Pada pasien teratozoospermia masih terdapat kemungkinan untuk mencapai kehamilan yang biasanya mengarah pada lahirnya bayi yang normal dan sehat. Hanya pada kasus langka, teratozoospermia mengarah pada kecacatan pada bayi, dan biasanya kecacatan bersifat ringan[6].

Pencegahan Teratozoospermia

Teratozoospermia yang disebabkan faktor genetik seperti mutasi tidak dapat dicegah.
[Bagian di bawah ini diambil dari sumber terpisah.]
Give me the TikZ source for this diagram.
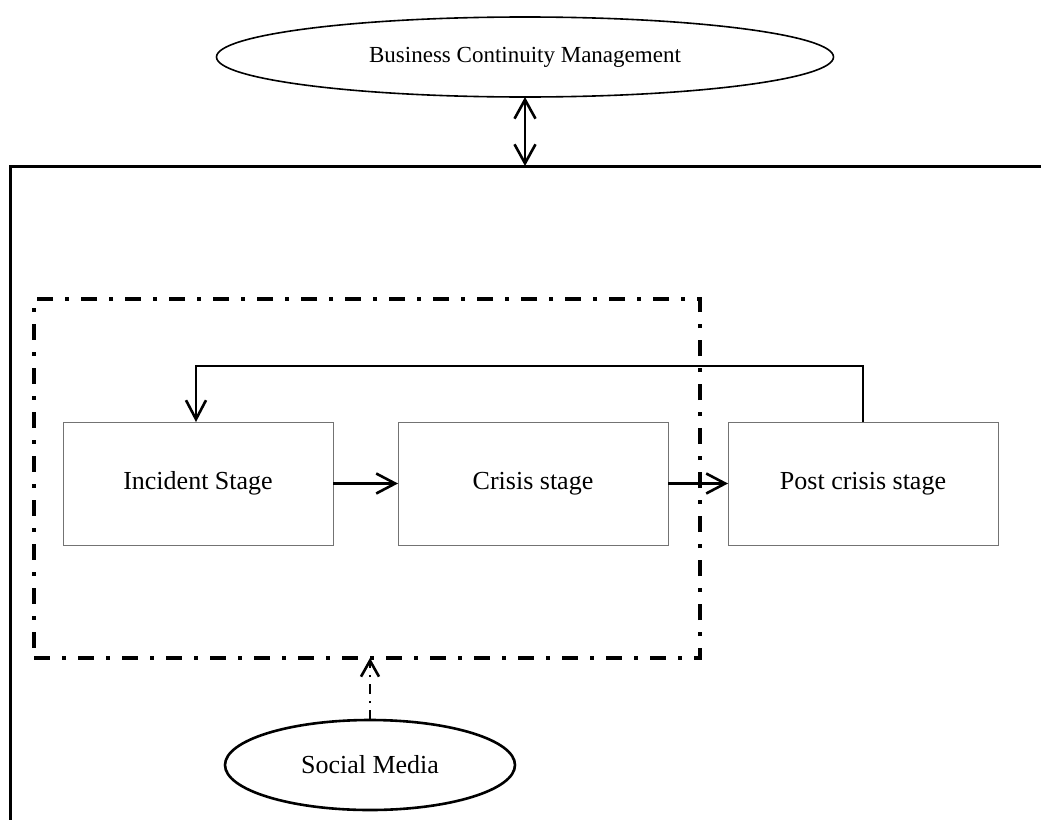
\documentclass[tikz,border=0pt]{standalone}
\usepackage{fontspec}
\setmainfont{Liberation Serif}
\usetikzlibrary{shapes.geometric,arrows.meta,positioning,calc}

\begin{document}
\begin{tikzpicture}[
    x=1pt,y=-1pt,
    node distance=65pt and 65pt,
    stage/.style={rectangle,draw=black!55,line width=1pt,minimum width=270pt,minimum height=123pt,
                  outer sep=0pt,inner sep=0pt,text centered,font=\fontsize{26}{30}\selectfont},
    oval/.style={ellipse,draw,line width=1.6pt,inner sep=0pt,outer sep=0pt,font=\fontsize{26}{30}\selectfont},
    barb/.style={Straight Barb[length=19pt,width=20pt,line width=2.6pt]},
    arr/.style={-{Straight Barb[length=19pt,width=20pt,line width=2.6pt]},line width=2.6pt},
    dashdot/.style={line width=4pt,dash pattern=on 16pt off 12pt on 4pt off 12pt}
]
\useasboundingbox (0,0) rectangle (1041,819);

% outer frame (open at right and bottom)
\coordinate (frameTL) at (10,166);
\draw[line width=3pt] (10,830) -- (frameTL) -- (1050,166);

\node[oval,minimum width=617pt,minimum height=80pt,font=\fontsize{23}{28}\selectfont] (bcm) at (525,57) {Business Continuity Management};
\draw[{Straight Barb[length=19pt,width=21pt,line width=2.6pt]}-{Straight Barb[length=19pt,width=21pt,line width=2.6pt]},line width=2.6pt]
    (bcm.south) -- (bcm.south |- frameTL);

% stages
\node[stage] (inc) at (198,483.5) {Incident Stage};
\node[stage,right=of inc] (crisis) {Crisis stage};
\node[stage,right=60pt of crisis] (post) {Post crisis stage};

\draw[arr] (inc) -- (crisis);
\draw[arr] (crisis) -- (post);
\coordinate (fb) at (196,366);
\draw[arr] (post.north) |- (fb) -- (fb |- inc.north);

% dash-dot region
\node[rectangle,draw,dashdot,minimum width=666pt,minimum height=359pt,outer sep=0pt,inner sep=0pt] (scope) at (367,478.5) {};

\node[oval,line width=2.6pt,minimum width=290pt,minimum height=90pt] (social) at (370,765) {Social Media};
\draw[-{Straight Barb[length=16pt,width=18pt,line width=2.6pt]},line width=2.6pt,dash pattern=on 10pt off 7pt on 2pt off 7pt]
    (social.north) -- (social.north |- scope.south);
\end{tikzpicture}
\end{document}
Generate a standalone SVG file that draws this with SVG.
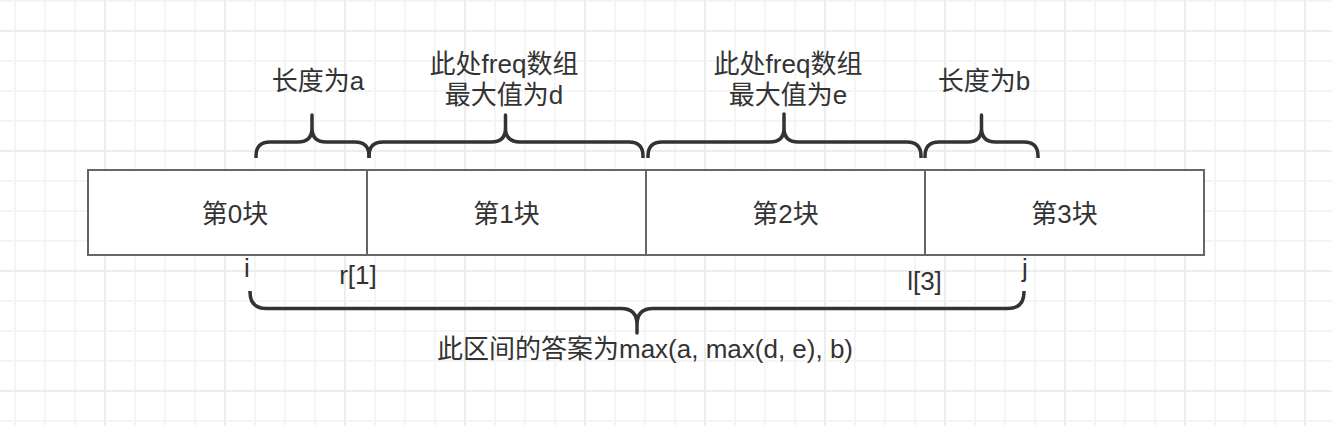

Akan tetapi, untuk menurunkan risiko mengalami teratozoospermia dapat dilakukan beberapa langkah berikut[4, 6]:

  • Membiasakan gaya hidup sehat dengan aktivitas fisik atau olahraga teratur
  • Meningkatkan konsumsi makanan kaya anti oksidan seperti beta karoten dalam wortel, lutein dalam selada dan bayam, serta likopen yang terkandung dalam tomat
  • Mengkonsumsi asam folat, misalnya sayuran berdaun hijau
  • Mengkonsumsi asam lemak omega tiga, dapat dari kacang walnut atau ikan laut
  • Melakukan hubungan seksual secara aman dan sehat, menggunakan pelindung, melakukan pemeriksaan penyakit menular seksual
  • Menghindari paparan zat beracun
  • Menghindari atau membatasi paparan suhu tinggi pada daerah genital

1. Anonim. Teratozoospeprmia—Causes and Treatment Options to Consider. Aveya Natural IVF; 2020.
2. Anonim. Teratozoospermia. Ingenes; 2020.
3. Anonim. Sperm Morphology (Shape): Does It Affect Fertility? Reproductive Facts, ASRM; 2014.
4. Dr. Karthik Gunasekaram. Teratozoospermia—Teratospermia—Causes & Treatment. Metromale Clinic & Fertility Center; 2020.
5. Kristina Lasiene. Assessment of Human Sperm Cells Morphological Parameters. IntechOpen; 2017.
6. Dr. Karthik Gunasekaram. Teratozoospermia—Can It be Reversed? Metromale Clinic & Fertility Center; 2018.
7. Anonim. What are the Causes of Teratospermia? Nova IVF Fertility; 2020.
8. Anonim. Male Infertility with Teratozoospermia Due to Single Gene Mutation. Rare Disease, National Institute of Health; 2017.
9. Carrie Madormo, reviewed by Rachel Tavel. How Does Sperm Morphology Affect Fertility? Healthline; 2017.
10. Sevann Helo, MD. Abnormal Sperm Morphology: What Does It Mean? Mayo Clinic; 2020.
11. Anonim. Sperm Morphology. Medicover Fertility; 2021.